Showing posts with label Ginny Wiehardt. Show all posts
Showing posts with label Ginny Wiehardt. Show all posts

Tuesday, March 24, 2009

Crime up front? Murder she wrote?

On the Make Mine Mystery blog, Marvin Wilson referred to an article on the Top 10 Rules for Mystery Writing by Ginny Wiehardt, which you can find by clicking on the title. Marvin wrote about her number one rule: in mystery writing, plot is everything. I decided to comment on a couple of related rules a little farther on.

Her Rule 3 says to “introduce the crime within the first three chapters of your mystery novel.” She adds, “The crime and the ensuing questions are what hook your reader. As with any fiction, you want to do that as soon as possible.”
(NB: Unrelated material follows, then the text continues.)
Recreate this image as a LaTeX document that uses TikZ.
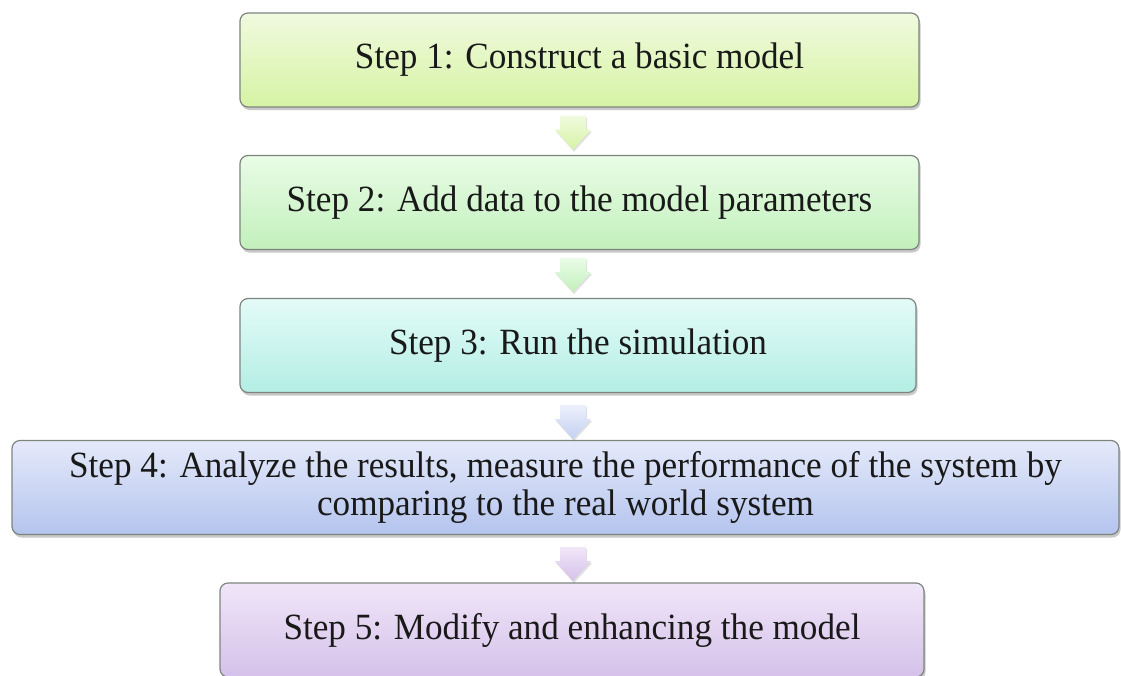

I agree that something criminal needs to take place up front or you won’t have much of a mystery. I’m not a big fan, though, of rules that say “you must do this by Chapter X.” In The Marathon Murders, my fourth Greg McKenzie mystery, the first body doesn’t show up until Chapter 8. But by the end of Chapter 3, it’s clear somebody is missing and not under auspicious circumstances.

This leads to Ginny Wiehardt’s Rule 4, “the crime should be sufficiently violent -- preferably a murder.” I’ll accept that. After all, murder is so…final. It isn’t a reversible error, as a lawyer might say. She continues, “for many readers, only murder really justifies the effort of reading a 300-page book while suitably testing your detective's powers.”

However, unless the book features a police detective pursuing a case, murder may not be the central crime, at least initially. Since private detectives aren’t normally involved with murders, unless it’s a cold case where the family wants to know what happened, our PIs are usually pursuing some other crime when they encounter the aftermath of a murder.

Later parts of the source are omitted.